» What is expected: Copy exactly the lines from the start of the material through the line with "import seaborn as sns". Pictures stay out of the copy.
........
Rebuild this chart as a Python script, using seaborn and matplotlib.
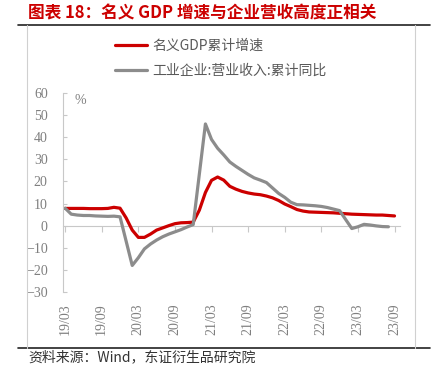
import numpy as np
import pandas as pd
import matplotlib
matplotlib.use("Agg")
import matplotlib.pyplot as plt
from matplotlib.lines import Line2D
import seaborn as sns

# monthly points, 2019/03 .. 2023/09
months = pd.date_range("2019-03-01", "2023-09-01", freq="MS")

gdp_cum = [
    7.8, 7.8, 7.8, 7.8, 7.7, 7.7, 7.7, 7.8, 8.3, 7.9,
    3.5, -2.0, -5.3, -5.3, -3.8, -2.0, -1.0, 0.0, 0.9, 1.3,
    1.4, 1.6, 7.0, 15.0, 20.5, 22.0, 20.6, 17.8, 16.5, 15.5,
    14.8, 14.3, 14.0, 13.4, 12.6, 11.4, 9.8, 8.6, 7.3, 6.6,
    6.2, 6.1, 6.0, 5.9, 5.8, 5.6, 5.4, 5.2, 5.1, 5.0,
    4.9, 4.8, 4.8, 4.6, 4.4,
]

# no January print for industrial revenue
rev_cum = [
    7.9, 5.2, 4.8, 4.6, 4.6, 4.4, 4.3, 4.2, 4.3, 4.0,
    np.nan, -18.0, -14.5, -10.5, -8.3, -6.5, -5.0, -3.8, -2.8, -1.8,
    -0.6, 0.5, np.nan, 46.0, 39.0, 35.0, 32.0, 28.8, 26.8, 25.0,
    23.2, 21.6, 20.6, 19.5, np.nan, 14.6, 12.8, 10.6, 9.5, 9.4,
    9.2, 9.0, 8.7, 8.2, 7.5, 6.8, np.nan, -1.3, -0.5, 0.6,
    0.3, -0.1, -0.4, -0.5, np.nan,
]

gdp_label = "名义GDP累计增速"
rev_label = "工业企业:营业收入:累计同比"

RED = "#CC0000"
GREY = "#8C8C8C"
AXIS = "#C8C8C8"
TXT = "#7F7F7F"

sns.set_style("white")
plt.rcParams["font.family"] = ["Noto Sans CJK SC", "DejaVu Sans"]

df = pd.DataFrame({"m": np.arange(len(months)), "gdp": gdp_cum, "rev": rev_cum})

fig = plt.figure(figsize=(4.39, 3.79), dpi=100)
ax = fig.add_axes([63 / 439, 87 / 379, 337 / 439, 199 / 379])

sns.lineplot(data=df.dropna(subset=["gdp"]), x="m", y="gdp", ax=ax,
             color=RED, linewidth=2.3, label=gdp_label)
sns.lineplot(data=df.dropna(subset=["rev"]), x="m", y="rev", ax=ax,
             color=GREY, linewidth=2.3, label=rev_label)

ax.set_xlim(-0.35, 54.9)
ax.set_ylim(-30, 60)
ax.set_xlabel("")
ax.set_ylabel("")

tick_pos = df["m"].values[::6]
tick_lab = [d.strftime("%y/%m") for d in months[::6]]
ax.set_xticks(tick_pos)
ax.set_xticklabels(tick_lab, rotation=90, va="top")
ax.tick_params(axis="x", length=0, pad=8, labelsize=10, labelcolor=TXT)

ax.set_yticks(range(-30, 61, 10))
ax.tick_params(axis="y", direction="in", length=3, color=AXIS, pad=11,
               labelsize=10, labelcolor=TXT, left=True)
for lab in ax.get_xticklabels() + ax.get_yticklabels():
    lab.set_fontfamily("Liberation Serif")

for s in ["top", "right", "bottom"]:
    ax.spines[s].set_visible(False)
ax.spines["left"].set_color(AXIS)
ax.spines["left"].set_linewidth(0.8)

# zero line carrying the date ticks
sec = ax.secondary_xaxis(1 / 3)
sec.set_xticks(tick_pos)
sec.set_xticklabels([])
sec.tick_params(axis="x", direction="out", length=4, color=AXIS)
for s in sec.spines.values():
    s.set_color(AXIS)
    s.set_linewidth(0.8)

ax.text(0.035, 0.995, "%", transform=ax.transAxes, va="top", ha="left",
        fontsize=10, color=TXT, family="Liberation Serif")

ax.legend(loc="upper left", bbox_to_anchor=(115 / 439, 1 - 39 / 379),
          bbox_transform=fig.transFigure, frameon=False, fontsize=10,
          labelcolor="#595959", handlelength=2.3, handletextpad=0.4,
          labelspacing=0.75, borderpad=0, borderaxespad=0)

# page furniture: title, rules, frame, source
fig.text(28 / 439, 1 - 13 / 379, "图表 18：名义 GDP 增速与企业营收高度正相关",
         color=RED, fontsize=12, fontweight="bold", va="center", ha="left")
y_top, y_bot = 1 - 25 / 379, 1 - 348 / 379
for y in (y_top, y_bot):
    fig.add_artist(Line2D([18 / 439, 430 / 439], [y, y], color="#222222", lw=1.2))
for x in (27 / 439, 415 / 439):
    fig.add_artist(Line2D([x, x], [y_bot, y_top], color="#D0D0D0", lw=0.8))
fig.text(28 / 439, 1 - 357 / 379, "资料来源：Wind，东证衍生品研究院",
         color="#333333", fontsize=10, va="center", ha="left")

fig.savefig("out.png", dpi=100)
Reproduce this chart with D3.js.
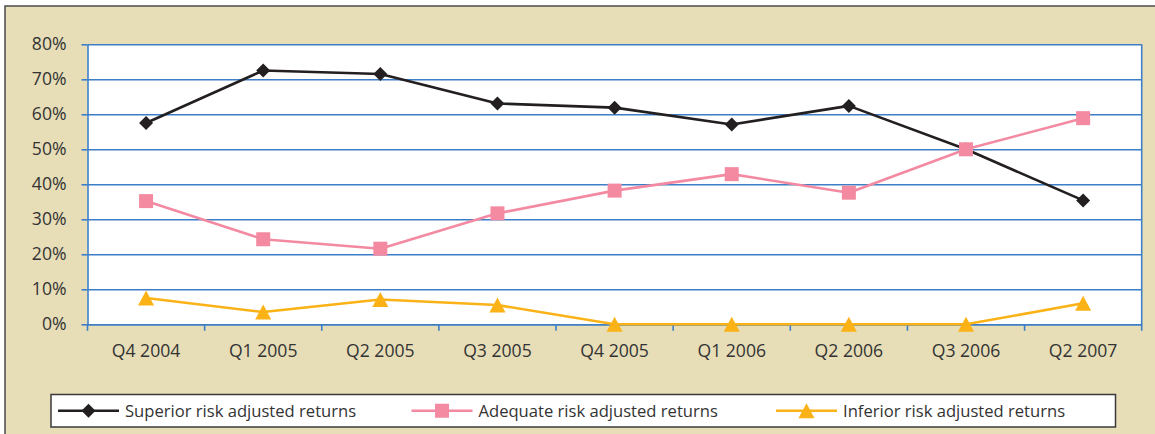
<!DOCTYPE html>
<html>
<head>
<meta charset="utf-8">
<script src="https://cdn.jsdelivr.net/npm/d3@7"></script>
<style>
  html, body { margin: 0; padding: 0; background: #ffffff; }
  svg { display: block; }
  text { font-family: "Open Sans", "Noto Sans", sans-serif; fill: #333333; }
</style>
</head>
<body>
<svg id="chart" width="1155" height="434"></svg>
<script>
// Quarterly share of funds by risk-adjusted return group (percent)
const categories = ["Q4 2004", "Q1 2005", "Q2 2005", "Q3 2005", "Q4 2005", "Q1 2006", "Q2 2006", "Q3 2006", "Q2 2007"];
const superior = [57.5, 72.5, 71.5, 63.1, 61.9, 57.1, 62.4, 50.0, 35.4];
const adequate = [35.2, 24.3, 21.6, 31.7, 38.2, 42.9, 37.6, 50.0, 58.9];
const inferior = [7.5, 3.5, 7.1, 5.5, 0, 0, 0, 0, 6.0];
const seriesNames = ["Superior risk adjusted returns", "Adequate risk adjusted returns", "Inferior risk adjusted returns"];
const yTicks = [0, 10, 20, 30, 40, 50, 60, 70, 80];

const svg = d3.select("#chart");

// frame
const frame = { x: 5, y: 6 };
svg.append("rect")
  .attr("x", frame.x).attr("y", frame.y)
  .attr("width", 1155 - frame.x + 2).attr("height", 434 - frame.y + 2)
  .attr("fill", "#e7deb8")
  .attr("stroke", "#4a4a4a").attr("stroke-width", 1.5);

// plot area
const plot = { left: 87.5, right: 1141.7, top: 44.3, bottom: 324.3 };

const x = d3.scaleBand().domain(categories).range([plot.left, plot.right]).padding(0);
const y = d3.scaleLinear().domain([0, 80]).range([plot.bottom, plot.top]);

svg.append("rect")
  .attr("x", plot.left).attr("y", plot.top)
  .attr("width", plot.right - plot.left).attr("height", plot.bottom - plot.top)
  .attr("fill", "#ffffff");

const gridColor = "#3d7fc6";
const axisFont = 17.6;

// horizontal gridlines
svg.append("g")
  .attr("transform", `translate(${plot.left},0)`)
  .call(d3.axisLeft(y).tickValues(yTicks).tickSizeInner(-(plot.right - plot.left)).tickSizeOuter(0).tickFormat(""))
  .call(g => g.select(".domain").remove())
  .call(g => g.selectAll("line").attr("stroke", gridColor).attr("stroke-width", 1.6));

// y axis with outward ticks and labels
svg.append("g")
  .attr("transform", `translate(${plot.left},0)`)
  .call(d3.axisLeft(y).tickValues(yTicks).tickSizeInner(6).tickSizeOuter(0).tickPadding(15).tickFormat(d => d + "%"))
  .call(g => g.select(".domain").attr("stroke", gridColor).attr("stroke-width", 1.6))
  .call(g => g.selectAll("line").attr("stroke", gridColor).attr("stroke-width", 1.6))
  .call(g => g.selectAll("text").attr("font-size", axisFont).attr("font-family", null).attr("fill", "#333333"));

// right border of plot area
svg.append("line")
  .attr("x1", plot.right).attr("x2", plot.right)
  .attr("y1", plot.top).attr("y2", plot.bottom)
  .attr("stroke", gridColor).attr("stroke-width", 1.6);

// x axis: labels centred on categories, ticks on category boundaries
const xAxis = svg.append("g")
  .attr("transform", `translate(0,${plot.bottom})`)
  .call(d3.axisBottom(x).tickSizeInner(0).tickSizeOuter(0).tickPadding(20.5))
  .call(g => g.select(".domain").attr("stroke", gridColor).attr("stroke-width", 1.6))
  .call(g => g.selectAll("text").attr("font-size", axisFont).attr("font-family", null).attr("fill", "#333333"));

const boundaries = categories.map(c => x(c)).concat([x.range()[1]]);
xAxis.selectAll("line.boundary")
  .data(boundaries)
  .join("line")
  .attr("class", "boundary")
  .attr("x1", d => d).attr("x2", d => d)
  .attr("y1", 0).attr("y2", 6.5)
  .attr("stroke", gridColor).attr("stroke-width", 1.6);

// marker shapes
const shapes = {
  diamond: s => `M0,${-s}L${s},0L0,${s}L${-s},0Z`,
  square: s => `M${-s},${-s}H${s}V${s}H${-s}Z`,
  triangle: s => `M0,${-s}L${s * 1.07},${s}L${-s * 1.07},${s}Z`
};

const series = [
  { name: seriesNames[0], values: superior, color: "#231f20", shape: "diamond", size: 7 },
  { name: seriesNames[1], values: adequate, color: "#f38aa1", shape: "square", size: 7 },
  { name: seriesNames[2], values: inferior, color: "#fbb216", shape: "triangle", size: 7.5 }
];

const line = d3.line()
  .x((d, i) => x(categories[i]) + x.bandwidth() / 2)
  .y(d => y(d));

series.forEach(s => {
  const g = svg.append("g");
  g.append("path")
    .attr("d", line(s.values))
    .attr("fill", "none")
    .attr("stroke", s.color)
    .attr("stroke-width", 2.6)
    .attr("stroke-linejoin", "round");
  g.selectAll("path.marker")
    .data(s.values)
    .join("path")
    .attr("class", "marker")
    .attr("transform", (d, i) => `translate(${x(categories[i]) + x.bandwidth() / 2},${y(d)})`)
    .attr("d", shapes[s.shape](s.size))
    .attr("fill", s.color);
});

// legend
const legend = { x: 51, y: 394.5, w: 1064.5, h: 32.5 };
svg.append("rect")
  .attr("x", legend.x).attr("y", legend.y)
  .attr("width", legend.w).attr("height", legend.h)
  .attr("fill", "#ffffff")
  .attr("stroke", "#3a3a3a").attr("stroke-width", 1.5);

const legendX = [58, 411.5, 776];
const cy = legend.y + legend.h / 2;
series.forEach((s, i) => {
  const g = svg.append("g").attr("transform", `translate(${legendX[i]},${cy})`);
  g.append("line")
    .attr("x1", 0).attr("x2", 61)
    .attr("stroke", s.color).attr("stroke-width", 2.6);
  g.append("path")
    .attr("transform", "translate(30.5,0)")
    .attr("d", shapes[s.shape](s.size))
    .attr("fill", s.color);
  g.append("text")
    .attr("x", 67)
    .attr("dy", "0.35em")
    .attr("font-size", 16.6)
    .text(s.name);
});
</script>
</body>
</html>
........
» Reply to the exercise:
Rebuild this chart as a Python script, using seaborn and matplotlib.
import numpy as np
import pandas as pd
import matplotlib
matplotlib.use("Agg")
import matplotlib.pyplot as plt
from matplotlib.lines import Line2D
import seaborn as sns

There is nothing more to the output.